Dear Annie: When I was growing up, women’s magazines used to give advice on how to avoid being harmed by predatory men. Now they give advice on ways to please a man. There’s an old saying, “Why buy the cow if you can get the milk for free?” If women want to marry a good man and raise a family, they shouldn’t have sex until after marriage.

When my daughter was 16, she asked whether it was OK to sleep with a man if he says he loves you. I said no, he would lose respect for her. She didn’t listen.

Now she is living with a man who says she is his “partner.” They just had a child. It turns out he is married to another woman, and they have a toddler.

My daughter has fallen for the old line that he’ll marry her once his wife divorces him.

Women should ask themselves what they get out of hooking up and shacking up. Nothing.

If you want the best from a man, don’t settle for a low-class bum who won’t commit.
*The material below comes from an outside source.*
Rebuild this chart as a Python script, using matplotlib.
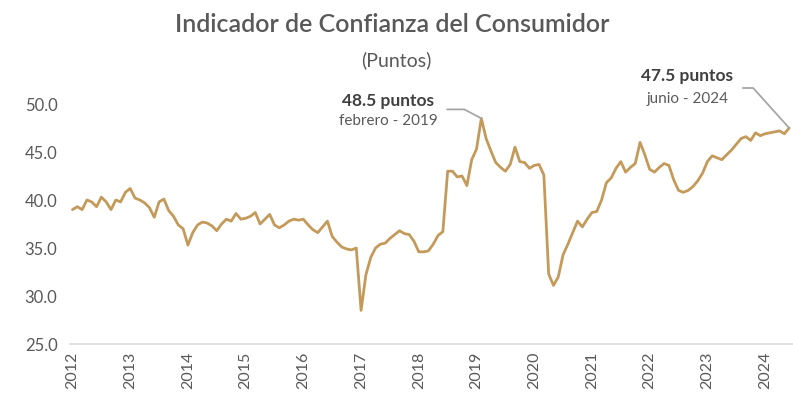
import numpy as np
import matplotlib
matplotlib.use("Agg")
import matplotlib.pyplot as plt
from matplotlib.lines import Line2D
from matplotlib.transforms import IdentityTransform

plt.rcParams['font.family'] = ['Lato', 'DejaVu Sans']

#-- Data: monthly index, Jan 2012 .. Jun 2024
years = [str(y) for y in range(2012, 2025)]
v2012 = [39.0, 39.3, 39.0, 40.0, 39.8, 39.3, 40.3, 39.8, 39.0, 40.0, 39.8, 40.8]
v2013 = [41.2, 40.2, 40.0, 39.7, 39.2, 38.2, 39.8, 40.1, 38.9, 38.3, 37.4, 37.0]
v2014 = [35.3, 36.6, 37.4, 37.7, 37.6, 37.3, 36.8, 37.5, 38.0, 37.8, 38.6, 38.0]
v2015 = [38.1, 38.3, 38.7, 37.5, 38.0, 38.5, 37.4, 37.1, 37.4, 37.8, 38.0, 37.9]
v2016 = [38.0, 37.4, 36.9, 36.6, 37.2, 37.8, 36.2, 35.6, 35.1, 34.9, 34.8, 35.0]
v2017 = [28.5, 32.2, 34.0, 35.0, 35.4, 35.5, 36.0, 36.4, 36.8, 36.5, 36.4, 35.7]
v2018 = [34.6, 34.6, 34.7, 35.4, 36.3, 36.7, 43.0, 43.0, 42.4, 42.5, 41.5, 44.2]
v2019 = [45.3, 48.5, 46.4, 45.1, 43.9, 43.4, 43.0, 43.7, 45.5, 44.0, 43.9, 43.3]
v2020 = [43.6, 43.7, 42.6, 32.3, 31.1, 32.0, 34.3, 35.4, 36.6, 37.8, 37.2, 38.0]
v2021 = [38.7, 38.8, 40.0, 41.8, 42.3, 43.3, 44.0, 42.9, 43.4, 43.8, 46.0, 44.7]
v2022 = [43.2, 42.9, 43.4, 43.8, 43.6, 42.1, 41.0, 40.8, 41.0, 41.4, 42.0, 42.8]
v2023 = [44.0, 44.6, 44.4, 44.2, 44.7, 45.2, 45.8, 46.4, 46.6, 46.2, 47.0, 46.7]
v2024 = [46.9, 47.0, 47.1, 47.2, 46.9, 47.5]

values = np.array(v2012 + v2013 + v2014 + v2015 + v2016 + v2017 + v2018
                  + v2019 + v2020 + v2021 + v2022 + v2023 + v2024)
months = np.arange(len(values))

peak_idx = 85          # febrero 2019
last_idx = len(values) - 1   # junio 2024

gold = '#C49A5A'
gray_txt = '#595959'
lead = '#A6A6A6'

fig = plt.figure(figsize=(7.93, 4.06), dpi=100)
ax = fig.add_axes([70/793, 61/406, 723/793, 240/406])

ax.plot(months, values, color=gold, lw=2.0, solid_joinstyle='round',
        solid_capstyle='round', clip_on=False)

ax.set_xlim(-0.52, 149.8)
ax.set_ylim(25, 50)
ax.set_yticks(np.arange(25, 50.1, 5))
ax.set_yticklabels([f"{t:.1f}" for t in np.arange(25, 50.1, 5)])
ax.set_xticks(np.arange(0, len(values), 12))
ax.set_xticklabels(years, rotation=90)
ax.tick_params(axis='y', length=0, pad=9, labelsize=12, labelcolor=gray_txt)
ax.tick_params(axis='x', length=0, pad=5, labelsize=11.5, labelcolor=gray_txt)

for s in ['top', 'right', 'left']:
    ax.spines[s].set_visible(False)
ax.spines['bottom'].set_color('#D9D9D9')
ax.spines['bottom'].set_linewidth(1.2)

# titles
fig.text(392/793, 1 - 25/406, 'Indicador de Confianza del Consumidor',
         ha='center', va='center', fontsize=18, fontweight='semibold',
         color=gray_txt)
fig.text(396/793, 1 - 60/406, '(Puntos)', ha='center', va='center',
         fontsize=14, color=gray_txt)

# annotations
def callout(idx, bold, sub, dx_txt, dy_bold, dy_sub, leader):
    v = values[idx]
    ax.annotate(bold, xy=(idx, v), xytext=(dx_txt, dy_bold),
                textcoords='offset pixels', ha='center', va='center',
                fontsize=12.5, fontweight='bold', color='#404040')
    ax.annotate(sub, xy=(idx, v), xytext=(dx_txt, dy_sub),
                textcoords='offset pixels', ha='center', va='center',
                fontsize=11, color=gray_txt)
    px, py = ax.transData.transform((idx, v))
    xs = [px] + [px + o[0] for o in leader]
    ys = [py] + [py + o[1] for o in leader]
    fig.add_artist(Line2D(xs, ys, color=lead, lw=1.3,
                          transform=IdentityTransform()))

callout(peak_idx, f"{values[peak_idx]:.1f} puntos", 'febrero - 2019',
        -93, 18, -2, [(-17, 9), (-34, 9)])
callout(last_idx, f"{values[last_idx]:.1f} puntos", 'junio - 2024',
        -102, 53, 30, [(-36, 40), (-46, 40)])

fig.savefig('out.png', dpi=100, facecolor='white')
A Wiser Gramma Who Knows Men

Dear Gramma: Your opinions have merit, but they are based on the ideas that all men lie to get women to sleep with them, and that women use sex as a lure for marriage. This isn’t necessarily true. Young women can enjoy sex as much as men do and don’t want to hold off until marriage, which nowadays may not happen until a woman is in her 30s, if it happens at all. But you are absolutely right that if a woman wants a legal commitment, she should not be shacking up with a married man. And vice versa.